The most common homework advice — "do it right after school!" — is wrong for most kids, oversimplified for all kids, and completely ignores everything we know about how young brains work.

Here's what the research actually says, broken down by age.

The Physiology of After-School Focus

Elementary school children (ages 6–10)* often need a substantial break after school. Their brains have been working hard for 6–7 hours — the kind of sustained attention that is genuinely taxing. The standard "snack, break, homework" model works well here: 30–45 minutes of unstructured time before sitting down.

Middle schoolers (ages 11–13)* are in a more complex phase. Their social needs intensify just as homework volume increases. Many do better with a short break (20–30 minutes) followed by homework, because putting it off entirely creates anxiety.

High schoolers (ages 14+)* often do better doing homework in two blocks: an early session for most work, and a later session to review or finish before bed. Pushing all homework to evening competes with exhaustion and the natural circadian shift that makes teens genuinely sleepier earlier than adults assume.

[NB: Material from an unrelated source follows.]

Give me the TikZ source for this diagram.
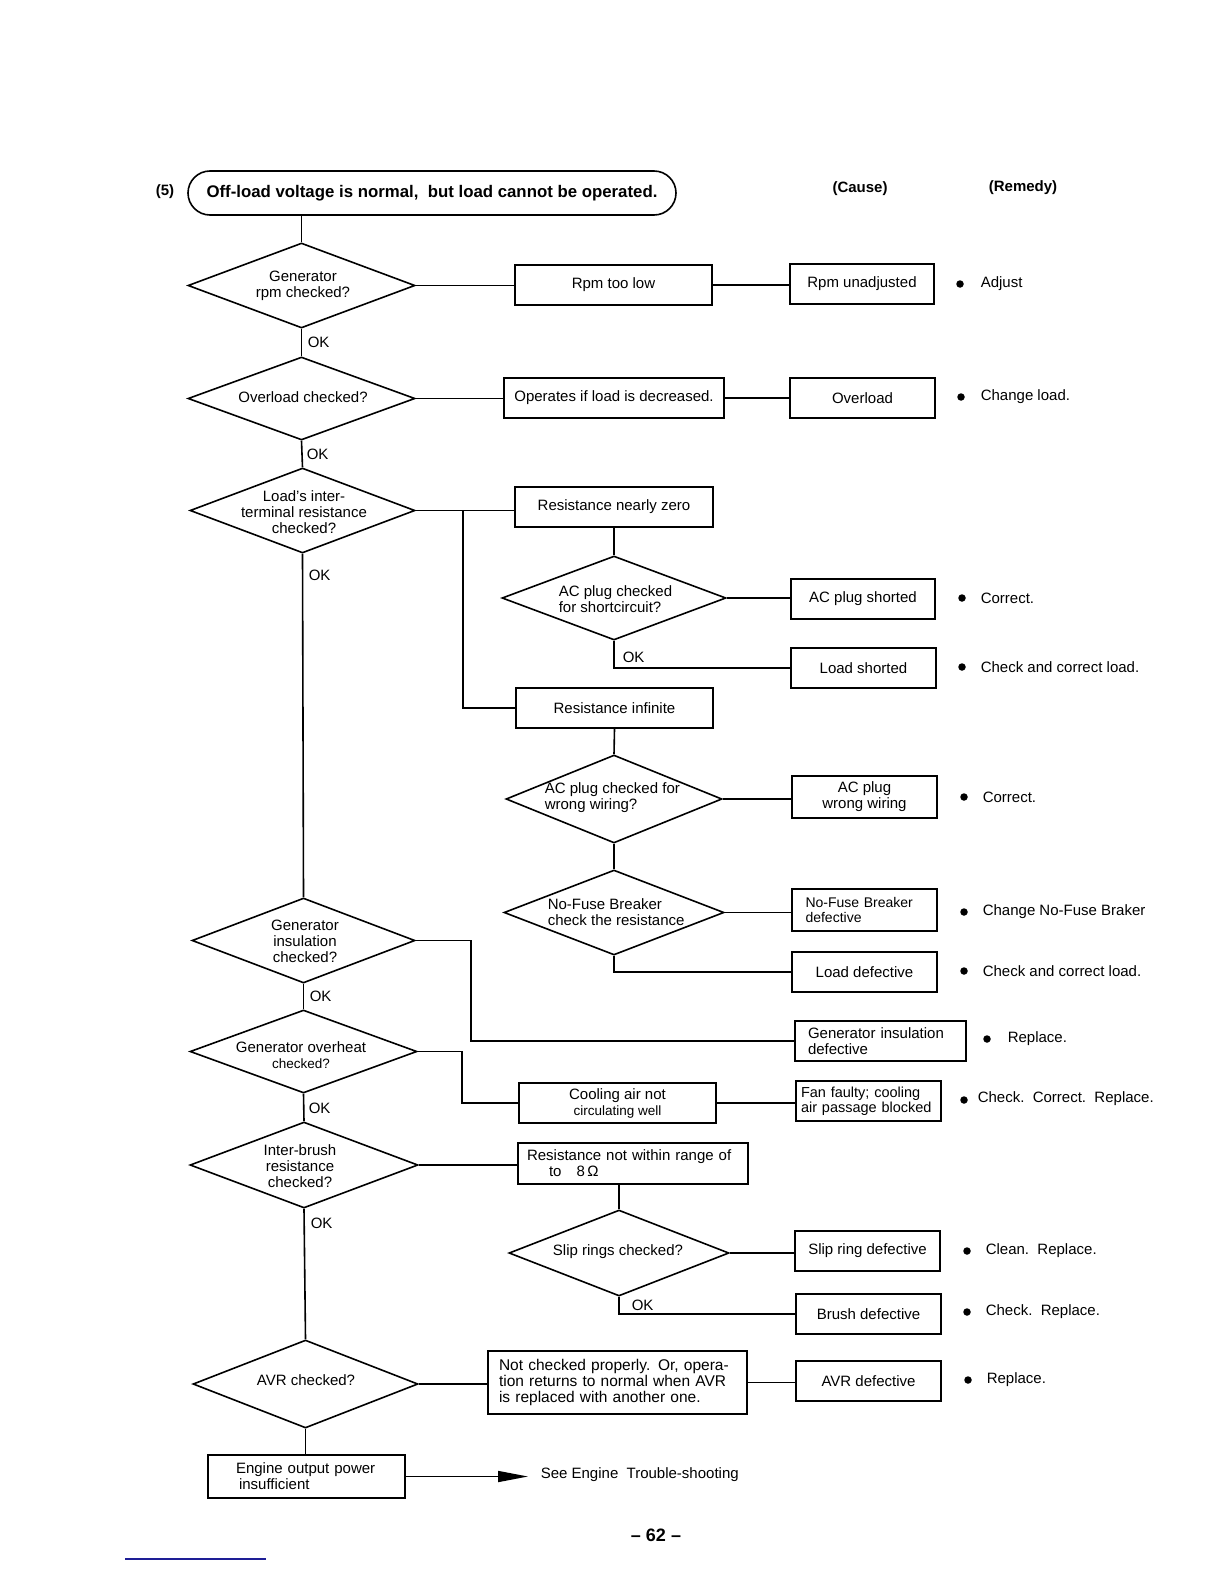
\documentclass[tikz,border=0pt]{standalone}
\usepackage{fontspec}
\setmainfont{Liberation Sans}
\usetikzlibrary{shapes.geometric,arrows.meta}
\newcommand\myfs{\fontsize{15}{16}\selectfont}
\newcommand\mysm{\fontsize{13.5}{15}\selectfont}
\definecolor{linkblue}{RGB}{30,30,150}
\begin{document}
\begin{tikzpicture}[x=1pt,y=-1pt,line width=1.6pt,
  dia/.style={draw,diamond,inner sep=0pt},
  cbox/.style={draw,rectangle,inner sep=0pt,align=center,font=\myfs},
  dtxt/.style={inner sep=0pt,align=center,font=\myfs},
  dtxtl/.style={inner sep=0pt,align=left,anchor=west,font=\myfs},
  okl/.style={anchor=west,inner sep=0pt,font=\myfs},
  rem/.style={anchor=west,inner sep=0pt,font=\myfs},
  bul/.style={circle,fill,draw=none,inner sep=0pt,minimum size=7.5pt},
  head/.style={inner sep=0pt,font=\fontsize{15}{16}\selectfont\bfseries},
  ttl/.style={draw,rounded corners=22pt,inner sep=0pt,minimum width=488pt,minimum height=44pt,font=\fontsize{16.8}{18}\selectfont\bfseries}
]
\useasboundingbox (0,0) rectangle (1224,1584);

% headings
\node[head] (five) at (165,192) {(5)};
\node[ttl] (title) at (432,193) {Off-load voltage is normal,\ \ but load cannot be operated.};
\node[head] (cause) at (860,189) {(Cause)};
\node[head] (remedy) at (1023,188) {(Remedy)};

% main column diamonds
\node[dia,minimum width=227pt,minimum height=85pt] (d1) at (301.5,285.5) {};
\node[dtxt] (d1t) at (303,286) {Generator\\rpm checked?};
\node[dia,minimum width=227pt,minimum height=83pt] (d2) at (301.5,398.5) {};
\node[dtxt] (d2t) at (303,397) {Overload checked?};
\node[dia,minimum width=225pt,minimum height=85pt] (d3) at (302.5,510.5) {};
\node[dtxt] (d3t) at (304,512) {Load's inter-\\terminal resistance\\checked?};
\node[dia,minimum width=223pt,minimum height=85pt] (d7) at (303.5,940.5) {};
\node[dtxt] (d7t) at (305,941) {Generator\\insulation\\checked?};
\node[dia,minimum width=227pt,minimum height=83pt] (d8) at (303.5,1051.5) {};
\node[dtxt] (d8t) at (301,1055) {Generator overheat\\{\mysm checked?}};
\node[dia,minimum width=228pt,minimum height=86pt] (d9) at (304,1165) {};
\node[dtxt] (d9t) at (300,1166) {Inter-brush\\resistance\\checked?};
\node[dia,minimum width=225pt,minimum height=88pt] (d11) at (305.5,1384) {};
\node[dtxt] (d11t) at (306,1380) {AVR checked?};

% branch diamonds
\node[dia,minimum width=224pt,minimum height=84pt] (d4) at (614,598) {};
\node[dtxtl] (d4t) at (558,599) {AC plug checked\\for shortcircuit?};
\node[dia,minimum width=216pt,minimum height=88pt] (d5) at (614,799) {};
\node[dtxtl] (d5t) at (544,798) {AC plug checked for\\wrong wiring?};
\node[dia,minimum width=220pt,minimum height=85pt] (d6) at (614,912.5) {};
\node[dtxtl] (d6t) at (547,912) {No-Fuse Breaker\\check the resistance};
\node[dia,minimum width=220pt,minimum height=86pt] (d10) at (619,1253) {};
\node[dtxt] (d10t) at (618,1252) {Slip rings checked?};

% boxes
\node[cbox,minimum width=197pt,minimum height=40pt] (r1) at (613.5,285) {Rpm too low};
\node[cbox,minimum width=144pt,minimum height=40pt] (c1) at (862,284) {Rpm unadjusted};
\node[cbox,minimum width=220pt,minimum height=40pt] (r2) at (614,398) {Operates if load is decreased.};
\node[cbox,minimum width=145pt,minimum height=40pt] (c2) at (862.5,398) {Overload};
\node[cbox,minimum width=198pt,minimum height=40pt] (rnz) at (614,507) {Resistance nearly zero};
\node[cbox,minimum width=144pt,minimum height=40pt] (acs) at (863,599) {AC plug shorted};
\node[cbox,minimum width=145pt,minimum height=40pt] (lsh) at (863.5,668) {Load shorted};
\node[cbox,minimum width=197pt,minimum height=40pt] (rinf) at (614.5,708) {Resistance infinite};
\node[cbox,minimum width=145pt,minimum height=42pt] (acw) at (864.5,797) {AC plug\\wrong wiring};
\node[cbox,align=left,text width=118pt,minimum width=145pt,minimum height=42pt,font=\fontsize{14}{15}\selectfont] (nfb) at (864.5,910) {No-Fuse Breaker\\defective};
\node[cbox,minimum width=145pt,minimum height=40pt] (ld) at (864.5,972) {Load defective};
\node[cbox,align=left,text width=145pt,minimum width=171pt,minimum height=40pt] (gid) at (880.5,1041) {Generator insulation\\defective};
\node[cbox,minimum width=197pt,minimum height=40pt] (cool) at (617.5,1103) {Cooling air not\\{\mysm circulating well}};
\node[cbox,align=left,text width=135pt,minimum width=145pt,minimum height=40pt,font=\fontsize{14.5}{15.5}\selectfont] (fan) at (868.5,1101) {Fan faulty; cooling\\air passage blocked};
\node[cbox,align=left,text width=212pt,minimum width=230pt,minimum height=41pt] (rnw) at (633,1163.5) {Resistance not within range of\\\hspace*{22pt}to\ \ \ 8\,Ω};
\node[cbox,minimum width=145pt,minimum height=40pt] (slip) at (867.5,1251) {Slip ring defective};
\node[cbox,minimum width=145pt,minimum height=40pt] (brush) at (868.5,1314) {Brush defective};
\node[cbox,align=left,text width=237pt,minimum width=259pt,minimum height=63pt,font=\fontsize{15.5}{16}\selectfont] (nc) at (617.5,1382.5) {Not checked properly. Or, opera-\\tion returns to normal when AVR\\is replaced with another one.};
\node[cbox,minimum width=145pt,minimum height=40pt] (avr) at (868.5,1381) {AVR defective};
\node[cbox,align=left,text width=141pt,minimum width=197pt,minimum height=43pt] (eng) at (306.5,1476.5) {Engine output power\\\hspace*{3pt}insufficient};

% OK labels
\node[okl] (ok1) at (307,342) {OK};
\node[okl] (ok2) at (306,454) {OK};
\node[okl] (ok3) at (308,575) {OK};
\node[okl] (ok4) at (622,657) {OK};
\node[okl] (ok7) at (309,996) {OK};
\node[okl] (ok8) at (308,1108) {OK};
\node[okl] (ok9) at (310,1223) {OK};
\node[okl] (ok10) at (631,1305) {OK};

% remedies
\node[bul] (b1) at (960,284) {};   \node[rem] (m1) at (980,284) {Adjust};
\node[bul] (b2) at (961,397) {};   \node[rem] (m2) at (980,397) {Change load.};
\node[bul] (b3) at (962,598) {};   \node[rem] (m3) at (980,598) {Correct.};
\node[bul] (b4) at (962,667) {};   \node[rem] (m4) at (980,667) {Check and correct load.};
\node[bul] (b5) at (964,797) {};   \node[rem] (m5) at (982,797) {Correct.};
\node[bul] (b6) at (964,912) {};   \node[rem] (m6) at (982,912) {Change No-Fuse Braker};
\node[bul] (b7) at (964,971) {};   \node[rem] (m7) at (982,971) {Check and correct load.};
\node[bul] (b8) at (987,1039) {};  \node[rem] (m8) at (1007,1039) {Replace.};
\node[bul] (b9) at (964,1100) {};  \node[rem] (m9) at (977,1099) {Check.\ \ Correct.\ \ Replace.};
\node[bul] (b10) at (967,1251) {}; \node[rem] (m10) at (985,1251) {Clean.\ \ Replace.};
\node[bul] (b11) at (967,1312) {}; \node[rem] (m11) at (985,1312) {Check.\ \ Replace.};
\node[bul] (b12) at (968,1380) {}; \node[rem] (m12) at (986,1380) {Replace.};

\node[rem] (see) at (540,1475) {See Engine\ \ Trouble-shooting};
\node[inner sep=0pt,font=\fontsize{18}{20}\selectfont\bfseries] (page) at (656,1535) {– 62 –};

% junction coordinates
\coordinate (j3) at (463,510.5);
\coordinate (j7) at (471,940.5);
\coordinate (j8) at (462,1051.5);
\coordinate (arrEnd) at (528,1476.5);
\coordinate (bl1) at (125,1559);
\coordinate (bl2) at (266,1559);

% main chain
\draw (d1.north) -- (d1.north |- title.south);
\draw (d1.south) -- (d2.north);
\draw (d2.south) -- (d3.north);
\draw (d3.south) -- (d7.north);
\draw (d7.south) -- (d8.north);
\draw (d8.south) -- (d9.north);
\draw (d9.south) -- (d11.north);
\draw (d11.south) -- (d11.south |- eng.north);
\draw[-{Triangle[length=30pt,width=11pt]}] (eng.east) -- (arrEnd);

% rows
\draw (d1.east) -- (r1.west |- d1.east);
\draw (r1.east) -- (c1.west |- r1.east);
\draw (d2.east) -- (r2.west |- d2.east);
\draw (r2.east) -- (c2.west |- r2.east);

\draw (d3.east) -- (rnz.west |- d3.east);
\draw (j3) |- (rinf.west);
\draw (rnz.south) -- (d4.north);
\draw (d4.east) -- (acs.west |- d4.east);
\draw (d4.south) |- (lsh.west);
\draw (rinf.south) -- (d5.north);
\draw (d5.east) -- (acw.west |- d5.east);
\draw (d5.south) -- (d6.north);
\draw (d6.east) -- (nfb.west |- d6.east);
\draw (d6.south) |- (ld.west);

\draw (d7.east) -- (j7) |- (gid.west);
\draw (d8.east) -- (j8) |- (cool.west);
\draw (cool.east) -- (fan.west |- cool.east);

\draw (d9.east) -- (rnw.west |- d9.east);
\draw (d10.north) -- (d10.north |- rnw.south);
\draw (d10.east) -- (slip.west |- d10.east);
\draw (d10.south) |- (brush.west);

\draw (d11.east) -- (nc.west |- d11.east);
\draw (nc.east) -- (avr.west |- nc.east);

\draw[linkblue,line width=1.2pt] (bl1) -- (bl2);
\end{tikzpicture}
\end{document}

The Five Elements of a Routine That Sticks

1. Consistent trigger (not just a time)

"Right after my snack" is more robust than "at 4:00pm" because it adjusts to schedule changes. A trigger tied to an event is more reliable than a clock.

2. Consistent place

The brain associates environments with tasks. A dedicated homework spot — even if it's just "the kitchen table when no one is eating" — trains the switch into focus mode.

3. External distraction control

Phones off or in another room. (Not face-down on the desk — research shows the mere presence of a smartphone reduces cognitive capacity, even when not in use.)

4. A starting ritual

A short, consistent pre-homework routine (getting out all materials, writing down the task list) signals to the brain that focus time is beginning. It's the homework equivalent of stretching before a workout.

5. Defined stop time

Open-ended homework sessions cause dread. Knowing that homework ends at 7:30pm (or when it's done, whichever comes first) is motivating in a way that "until it's finished" is not.

When the Routine Breaks

Routines will break. Sports, activities, social events, illness — life interrupts. The mistake is treating a broken routine as evidence that it doesn't work.

The goal isn't a perfect routine. It's a default routine — the thing that happens automatically when nothing else is scheduled. Even if it holds 70% of the time, that's dramatically more structure than no routine at all.

The Habit Loop

Habits are built through cue → routine → reward. For homework:

  • Cue: Consistent trigger (post-snack, certain event)
  • Routine: The homework itself
  • Reward: Something genuinely appealing after completion

The reward doesn't need to be big. A specific snack, a favorite song, 15 minutes of a book they love — small, immediate rewards are more effective than delayed, larger ones. "Screen time after dinner" is too far away to reinforce the habit effectively.